Example: quick valve sizing
Suppose you need to pass 80 gpm of a fluid with SG = 0.95, and the available pressure drop is 12 psi:
- Cv = 80 × √(0.95 / 12)
- Cv ≈ 22.5
You would typically select a valve trim with a rated Cv somewhat above this minimum to maintain control authority and account for uncertainty.
Important engineering notes
Applicability
This tool is intended for incompressible liquid flow and preliminary sizing. Gas and steam sizing require compressible-flow equations with additional factors (expansion factor, critical pressure ratio, temperature effects, and sonic limits).
Real-world factors that affect final valve selection
- Valve characteristic (linear, equal percentage, quick opening)
- Control range and expected operating points (not only design point)

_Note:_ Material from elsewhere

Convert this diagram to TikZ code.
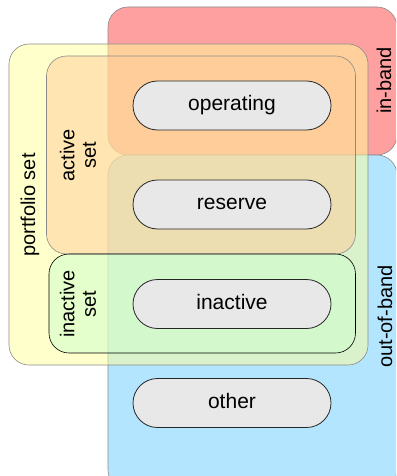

- Cavitation, flashing, and noise risk at high differential pressure
- Viscosity corrections for non-water-like fluids
- Installed vs. inherent valve behavior within the piping system
Cv vs Kv: when each is used
Manufacturers in North America often quote Cv, while many international catalogs list Kv. If your process data and valve catalog use different systems, use the conversion shown in the calculator output.
Frequently asked questions
Is a higher Cv always better?
Not necessarily. Oversized valves can lead to poor controllability and unstable operation at low openings.
What SG should I use for mixtures?
Use the expected operating specific gravity at process temperature. If SG varies significantly, run a sensitivity check at minimum and maximum values.
Can I use this for gases?
No. Use gas/steam valve sizing equations or ISA/IEC methods for compressible flow.